While being a wise steward of what God’s entrusted to us is a virtue, increased wealth isn’t a sign of God’s blessing. It’s possible that we’re putting our identity in the wrong place, finding our value in what moths will destroy than in the One who provides for our every need.
At the beginning of 2022, my church began studying the book of James. This book is so helpful and practical in many ways. But one of the ways that it helps me personally is helping me to see when I’m focused on the wrong things.
Or maybe a better way to say it is, when I’m focused on what won’t last.
The Perennial Issue
James 1:9-11 introduces a perennial issue: our relationship with wealth. More specifically, it challenges the all-too-frequent assumption in a western society that wealth equates blessing or value. But James flips this assumption entirely, writing:
9 Let the brother of humble circumstances boast in his exaltation, 10 but let the rich boast in his humiliation because he will pass away like a flower of the field. 11 For the sun rises and, together with the scorching wind, dries up the grass; its flower falls off, and its beautiful appearance perishes. In the same way, the rich person will wither away while pursuing his activities.

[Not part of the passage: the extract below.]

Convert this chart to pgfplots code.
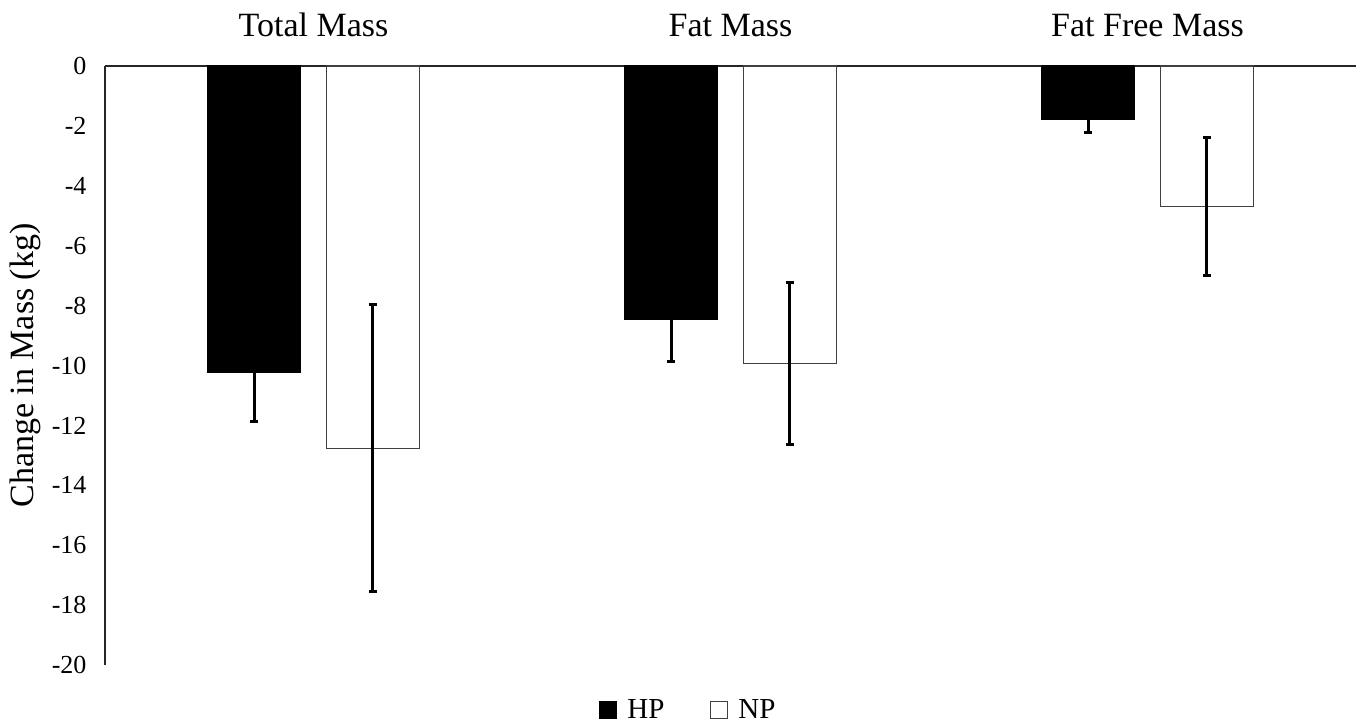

The poor, he says, have cause to boast—to be proud in a godly sense, because they have a special place in God’s kingdom. They know that all they have is from God. They don’t hear the words of Jesus’s example of how to pray, saying “Give us today our daily bread,” as a truism (Matt. 6:11). It’s a way of life. Every day, every moment, is lived by faith. This is the faith of the majority church, not just throughout history, in places like Ethiopia, in Nicaragua, in Haiti, Honduras, El Salvador, China and dozens of other nations, it’s what faith looks like right now.
It’s the kind of faith that looks at their circumstances as an opportunity to boast in God, in His provision; glorifying Him with great joy in all things.
But to our cultural ears, that is strange.
When We’re Focused on What Won’t Last
In our society, the wealthy are exalted. They are our cultural icons whether they became wealthy through their ingenuity, abilities, or good old-fashioned dumb luck.
Jeff Bezos, Richard Branson, Elon Musk… While all have different stories of gaining wealth, they’re all primarily known to us today for one reason only:
They’re weird rich guys who built themselves spaceships.
But we still esteem them. We still exalt them. And, let’s be honest, if you were as insanely wealthy as them, you’d probably build yourself a spaceship, too.